A large percentage of the holidaymakers, especially the young boys and girls, also like to head out on hired boats to go fishing or visit nearby islands. The rhythmic banging of bodu berus (traditional drums) and singing accompany the boats as they head out into the open sea or towards other islands. The boats will return within a few hours or by sunset, depending on the whims of those who had hired it out.
As the heat of the day begins dissipating and the sun sinks lower in the western horizon, the official games begin. Most of the games organized are competitive games between different wards, districts or sports clubs in the island. Football, volleyball, baibala and bashi are the most popular games and supporters from nearby islands arrive in droves to cheer their teams. Baibala, similar to kabaddi played in India, used to be a men’s sport but now several women’s teams have also started taking part. Bashi, however, still remains a women’s sport. It was traditionally played with a ball made of woven coconut leaves. The game is played between teams with a player from one team hitting the ball across the net with her bat while the fielders from the other team try to catch the ball. During the time of the country’s first President, Mohamed Amin Didi, he introduced a modernized version of the sport by using a tennis ball instead of the woven ball. Later the wooden bat was replaced with a tennis racket and now the sport has become so popular in the islands that bashi teams regularly travel within and outside the atolls to play competitive games. The football field at the heart of the island is where most of the football matches are held while the huge playing field in the eastern side of the island hosts most of the other sports activities, usually several events simultaneously.

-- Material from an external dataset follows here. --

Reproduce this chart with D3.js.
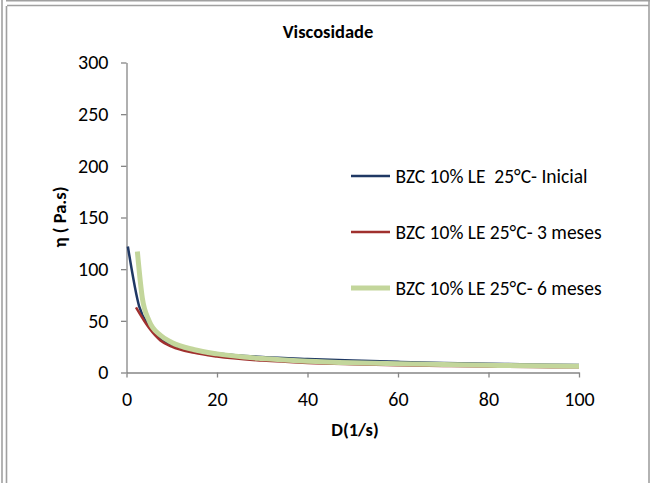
<!DOCTYPE html>
<html lang="pt">
<head>
    <meta charset="UTF-8">
    <title>Viscosidade</title>
    <script src="https://d3js.org/d3.v7.min.js"></script>
    <style>
        body {
            margin: 0;
            overflow: hidden;
            background: #fff;
        }
        text {
            font-family: Carlito, Lato, "Open Sans", sans-serif;
            fill: #000;
        }
        .axis path, .axis line {
            stroke: #868686;
            stroke-width: 1.3px;
        }
        .frame {
            stroke: #a0a0a0;
            stroke-width: 1.6px;
            fill: none;
        }
    </style>
</head>
<body>
    <script>
        const width = 652;
        const height = 483;

        // shear rate D (1/s) and viscosity (Pa.s)
        const dInicial = [0.3, 2.8, 5, 7.5, 10, 15, 20, 30, 40, 50, 60, 70, 80, 90, 100];
        const etaInicial = [122, 64, 45, 33, 27, 21, 18.5, 15, 13, 11.5, 10.3, 9.3, 8.5, 7.8, 7.2];

        const d3Meses = [2.1, 5, 7.5, 10, 15, 20, 30, 40, 50, 60, 70, 80, 90, 100];
        const eta3Meses = [63, 43, 31, 25, 19, 15.5, 11.5, 9.3, 8, 7, 6.3, 5.8, 5.3, 5];

        const d6Meses = [2.4, 3.5, 5, 7.5, 10, 15, 20, 30, 40, 50, 60, 70, 80, 90, 100];
        const eta6Meses = [117, 72, 50, 36, 29, 22, 18, 13.5, 11, 9.5, 8.5, 7.7, 7, 6.5, 6];

        const seriesNames = [
            "BZC 10% LE  25°C- Inicial",
            "BZC 10% LE 25°C- 3 meses",
            "BZC 10% LE 25°C- 6 meses"
        ];
        const seriesColors = ["#1f3864", "#a0302e", "#c3d69b"];
        const seriesWidths = [2.5, 2.5, 5];

        const xTicks = [0, 20, 40, 60, 80, 100];
        const yTicks = [0, 50, 100, 150, 200, 250, 300];

        const series = [
            { name: seriesNames[0], d: dInicial, eta: etaInicial },
            { name: seriesNames[1], d: d3Meses, eta: eta3Meses },
            { name: seriesNames[2], d: d6Meses, eta: eta6Meses }
        ];

        const svg = d3.select("body").append("svg")
            .attr("width", width)
            .attr("height", height);

        // double frame like the copied Excel chart
        svg.append("line").attr("class", "frame").attr("x1", 2).attr("y1", 0).attr("x2", 2).attr("y2", height);
        svg.append("line").attr("class", "frame").attr("x1", 6.5).attr("y1", 6).attr("x2", 6.5).attr("y2", height);
        svg.append("line").attr("class", "frame").attr("x1", 6).attr("y1", 0.8).attr("x2", 650).attr("y2", 0.8);
        svg.append("line").attr("class", "frame").attr("x1", 7).attr("y1", 5.5).attr("x2", 649).attr("y2", 5.5);
        svg.append("line").attr("class", "frame").attr("x1", 649).attr("y1", 0).attr("x2", 649).attr("y2", height);

        const x = d3.scaleLinear().domain([0, 100]).range([126.5, 579]);
        const y = d3.scaleLinear().domain([0, 300]).range([372.5, 62.5]);

        const xAxis = svg.append("g")
            .attr("class", "axis")
            .attr("transform", `translate(0,${y(0)})`)
            .call(d3.axisBottom(x).tickValues(xTicks).tickSize(5).tickSizeOuter(0));
        xAxis.selectAll("text")
            .attr("y", 33)
            .attr("dy", 0)
            .style("font-size", "20px");

        const yAxis = svg.append("g")
            .attr("class", "axis")
            .attr("transform", `translate(${x(0)},0)`)
            .call(d3.axisLeft(y).tickValues(yTicks).tickSize(5.5).tickPadding(12.5).tickSizeOuter(0));
        yAxis.selectAll("text")
            .style("font-size", "20px");

        const line = d3.line()
            .x(v => x(v[0]))
            .y(v => y(v[1]))
            .curve(d3.curveMonotoneX);

        series.forEach((s, i) => {
            svg.append("path")
                .datum(s.d.map((dv, j) => [dv, s.eta[j]]))
                .attr("fill", "none")
                .attr("stroke", seriesColors[i])
                .attr("stroke-width", seriesWidths[i])
                .attr("stroke-linejoin", "round")
                .attr("d", line);
        });

        // title and axis labels
        svg.append("text")
            .attr("x", 328)
            .attr("y", 38)
            .attr("text-anchor", "middle")
            .style("font-size", "18.5px")
            .style("font-weight", "bold")
            .text("Viscosidade");

        svg.append("text")
            .attr("x", 355)
            .attr("y", 436)
            .attr("text-anchor", "middle")
            .style("font-size", "18.5px")
            .style("font-weight", "bold")
            .text("D(1/s)");

        svg.append("text")
            .attr("transform", "translate(66,217) rotate(-90)")
            .attr("text-anchor", "middle")
            .style("font-size", "18.5px")
            .style("font-weight", "bold")
            .text("η ( Pa.s)");

        // legend
        const legend = svg.append("g")
            .selectAll("g")
            .data(series)
            .join("g")
            .attr("transform", (d, i) => `translate(351,${176 + i * 56})`);

        legend.append("line")
            .attr("x1", 0)
            .attr("x2", 39)
            .attr("stroke", (d, i) => seriesColors[i])
            .attr("stroke-width", (d, i) => seriesWidths[i]);

        legend.append("text")
            .attr("x", 44.5)
            .attr("y", 7)
            .style("font-size", "19.5px")
            .style("white-space", "pre")
            .text(d => d.name);
    </script>
</body>
</html>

By sunset, most of the sports events had concluded, although some of the competitions would continue for two more days before winners were announced. With the coming of the night, the celebrations turned more festive as the island prepared to host the stage shows and other musical events that would continue late into the night. While visiting celebrities took the main stage at the island’s stadium area, other smaller musical events organized by local talent were preparing to rock the night in various corners of the island. Most people would flock to see the dances, songs and plays being performed by the most popular artists in the country, but the younger crowds usually eventually gravitated towards the several music shows hosted by the youth clubs from the island. The music and stage shows would continue as long as there were an audience there to cheer them on and it isn’t rare for the shows to last way past midnight. After checking out the stage show at the stadium I came upon three music shows held just blocks away from each other. As expected, the audience here were mostly young couples and small groups of teenagers huddled together in small isolated groups. Feeling the effects of an exhausting day sightseeing and walking all over the island, I returned home and went to sleep. My first Eid holiday in Eydhafushi had turned out to be as eventful, interesting and entertaining as I had expected.
Since that initial visit to Eydhafushi, I have visited the island several times over the years. Although the island has gone through many changes, mostly due to the after effects of the Asian Tsunami and the evolving political climate of the country, it continues to be the hub of activities in Baa atoll during the Eid festivals and is still one of the best places to experience Eid holidays in Maldives.